Star senior guard Alex Giannaros (6 points, 2-of-9 shooting) was trapped and never established a rhythm. Navy’s length and physicality impacted the rest of the Terriers, forcing tough shots over heavy contests.
“Alex was trapped the whole game, so it’s a little harder for her to create,” said Graves. “She was trying to get downhill. They’re a lot longer too for her to finish around the rim.”
The first 16 minutes were back-and-forth, but the Mids closed the final four minutes of the first half on a 14-3 run and took a 35-22 lead into halftime. Sophomore guard Kyah Smith (game-high 17 points) scored on three consecutive possessions, knocking down a 3-pointer, three free throws and a turnaround jumper in the lane.
BU fought back, outscoring Navy 16-11 in the third quarter to cut the deficit to eight. The Terriers shot 6 for 13 in the frame, led by eight points on 3-of-3 shooting from sophomore forward Audrey Ericksen. Ericksen sunk a pair of 3s and netted a driving layup just before the shot-clock buzzer. She finished with 11 points, her sixth game in double figures this season.
“Audrey, you know, she hit some shots for us,” Graves said.
The Terriers, however, followed up that frame by shooting 1 for 12 from the field in the fourth quarter.

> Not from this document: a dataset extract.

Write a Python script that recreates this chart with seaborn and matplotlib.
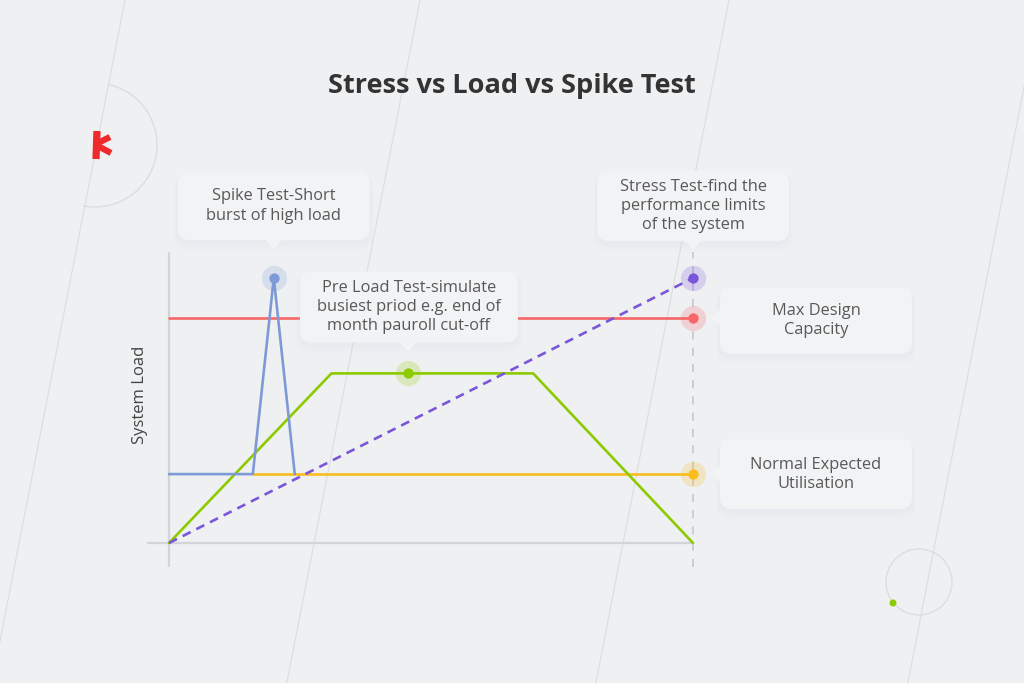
import numpy as np
import pandas as pd
import matplotlib
matplotlib.use("Agg")
import matplotlib.pyplot as plt
import seaborn as sns
from matplotlib.patches import FancyBboxPatch, Polygon, Arc, Circle

# ---------------- data ----------------
spike_time = [0, 16, 20, 24]
spike_load = [26, 26, 100, 26]
normal_time = [16, 100]
normal_load = [26, 26]
capacity_time = [0, 100]
capacity_load = [85, 85]
preload_time = [0, 31, 69.5, 100]
preload_load = [0, 64, 64, 0]
stress_time = [0, 100]
stress_load = [0, 100]

marker_time = [20, 45.6, 100, 100, 100]
marker_load = [100, 64, 100, 85, 26]
marker_names = ["spike", "preload", "stress", "capacity", "normal"]

label_spike = "Spike Test-Short\nburst of high load"
label_stress = "Stress Test-find the\nperformance limits\nof the system"
label_preload = "Pre Load Test-simulate\nbusiest priod e.g. end of\nmonth pauroll cut-off"
label_capacity = "Max Design\nCapacity"
label_normal = "Normal Expected\nUtilisation"
title_text = "Stress vs Load vs Spike Test"
ylabel_text = "System Load"

# ---------------- style ----------------
BG = "#eff0f2"
BLUE = "#7e9ad6"
RED = "#f86666"
GREEN = "#8dca00"
YELLOW = "#fbbd1e"
PURPLE = "#7a56d8"
AXIS = "#d2d4d8"
TEXT = "#585858"
colors = {"spike": BLUE, "preload": GREEN, "stress": PURPLE,
          "capacity": RED, "normal": YELLOW}

sns.set_theme(style="white")
plt.rcParams["font.family"] = ["Open Sans", "DejaVu Sans"]

W, H = 1024, 683
fig = plt.figure(figsize=(W / 100, H / 100), dpi=100, facecolor=BG)

# background decoration axes (pixel coordinates, y down)
bg = fig.add_axes([0, 0, 1, 1], zorder=0)
bg.set_xlim(0, W)
bg.set_ylim(H, 0)
bg.axis("off")
bg.set_facecolor(BG)
for x0 in [125, 420, 729, 1041]:
    ys = np.array([0, H])
    bg.plot(x0 - 0.195 * ys, ys, color="#dcdde0", lw=0.8)
bg.add_patch(Arc((95, 145), 124, 124, theta1=-78, theta2=101,
                 color="#dcdde0", lw=1.0))
bg.add_patch(Circle((919, 582), 33, fill=False, ec="#dcdde0", lw=1.0))
bg.add_patch(Circle((893, 603), 3.5, color=GREEN, lw=0))
# red logo fragment
bg.plot([97, 96], [131, 159], color="#ee2a2a", lw=5.2, solid_capstyle="butt")
bg.plot([98, 110], [143, 137], color="#ee2a2a", lw=4.5, solid_capstyle="butt")
bg.plot([98, 111], [146, 153], color="#ee2a2a", lw=4.5, solid_capstyle="butt")

# main data axes
ax = fig.add_axes([0, 0, 1, 1], zorder=1)
ax.patch.set_alpha(0)
px_t, px_l = 5.24, 2.65
ax.set_xlim(-169 / px_t, (W - 169) / px_t)
ax.set_ylim((543 - H) / px_l, 543 / px_l)
ax.axis("off")

# axes lines
ax.plot([-4, 100], [0, 0], color=AXIS, lw=1.6, zorder=1)
ax.plot([0, 0], [-8.7, 109.4], color=AXIS, lw=1.6, zorder=1)
ax.plot([100, 100], [-9, 110], color="#c9cbd0", lw=1.3,
        dashes=(4.5, 4.5), zorder=1)

lw = 1.9
sns.lineplot(x=capacity_time, y=capacity_load, ax=ax, color=RED, lw=lw,
             sort=False, estimator=None, zorder=2)
sns.lineplot(x=normal_time, y=normal_load, ax=ax, color=YELLOW, lw=lw,
             sort=False, estimator=None, zorder=2)
sns.lineplot(x=preload_time, y=preload_load, ax=ax, color=GREEN, lw=lw,
             sort=False, estimator=None, zorder=3)
sns.lineplot(x=spike_time, y=spike_load, ax=ax, color=BLUE, lw=lw,
             sort=False, estimator=None, zorder=3)
sns.lineplot(x=stress_time, y=stress_load, ax=ax, color=PURPLE,
             lw=1.9, sort=False, estimator=None, zorder=4)
ax.lines[-1].set_dashes((3.4, 2.4))

mdf = pd.DataFrame({"t": marker_time, "l": marker_load, "name": marker_names})
for _, r in mdf.iterrows():
    ax.scatter(r.t, r.l, s=330, color=colors[r["name"]], alpha=0.22,
               lw=0, zorder=5)
    ax.scatter(r.t, r.l, s=55, color=colors[r["name"]], lw=0, zorder=6)

fig.text(140 / W, 1 - 395 / H, ylabel_text, rotation=90, ha="center",
         va="center", fontsize=12, color="#444444")
fig.text(512 / W, 1 - 86 / H, title_text, ha="center", va="center",
         fontsize=19.5, fontweight="bold", color="#333333")

# overlay axes for callouts (pixel coords)
ov = fig.add_axes([0, 0, 1, 1], zorder=2)
ov.set_xlim(0, W)
ov.set_ylim(H, 0)
ov.axis("off")
ov.patch.set_alpha(0)


def to_px(t, l):
    x, y = ax.transData.transform((t, l))
    return x, H - y


def callout(anchor, cx, cy, w, h, text, side):
    ax_, ay_ = anchor
    for k, a in [(8, 0.03), (5, 0.035), (2, 0.04)]:
        ov.add_patch(FancyBboxPatch((cx - w / 2 - k / 2, cy - h / 2 + 2),
                                    w + k, h + k,
                                    boxstyle="round,pad=0,rounding_size=14",
                                    fc="#c4ccda", ec="none", alpha=a, zorder=1))
    ov.add_patch(FancyBboxPatch((cx - w / 2, cy - h / 2), w, h,
                                boxstyle="round,pad=0,rounding_size=12",
                                fc="#f2f3f5", ec="none", zorder=2))
    if side == "down":
        tri = [(ax_ - 9, cy + h / 2 - 1), (ax_ + 9, cy + h / 2 - 1),
               (ax_, cy + h / 2 + 9)]
    else:
        tri = [(cx - w / 2 + 1, ay_ - 9), (cx - w / 2 + 1, ay_ + 9),
               (cx - w / 2 - 10, ay_)]
    ov.add_patch(Polygon(tri, closed=True, fc="#f2f3f5", ec="none", zorder=2))
    ov.text(cx, cy, text, ha="center", va="center", fontsize=11.8,
            color=TEXT, linespacing=1.26, zorder=3)


a = to_px(spike_time[2], spike_load[2])
callout(a, a[0], 206, 192, 68, label_spike, "down")
a = to_px(stress_time[1], stress_load[1])
callout(a, a[0], 206, 192, 70, label_stress, "down")
a = to_px(marker_time[1], marker_load[1])
callout(a, a[0] + 1, 307, 218, 71, label_preload, "down")
a = to_px(capacity_time[1], capacity_load[1])
callout(a, 816, a[1] + 3, 192, 66, label_capacity, "left")
a = to_px(normal_time[1], normal_load[1])
callout(a, 816, a[1], 192, 70, label_normal, "left")

fig.savefig("out.png", dpi=100, facecolor=BG)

The lone field goal, a Gormley 3, came with 2:07 remaining. By that point, the Mids still led 57-46, and the contest was practically out of reach.
“I thought there were some things we could have finished, but just, you know, we didn’t convert,” said Graves.
As BU gears up for Saturday, it will look to regain some of the momentum it had a week ago. It's do or die from here on out, and four wins stand between the Terriers and an unprecedented run to the NCAA Tournament.
“We just gotta be able to lock in and be confident at home,” Graves said. “And then, like I said, be road warriors and get some upsets on the road.”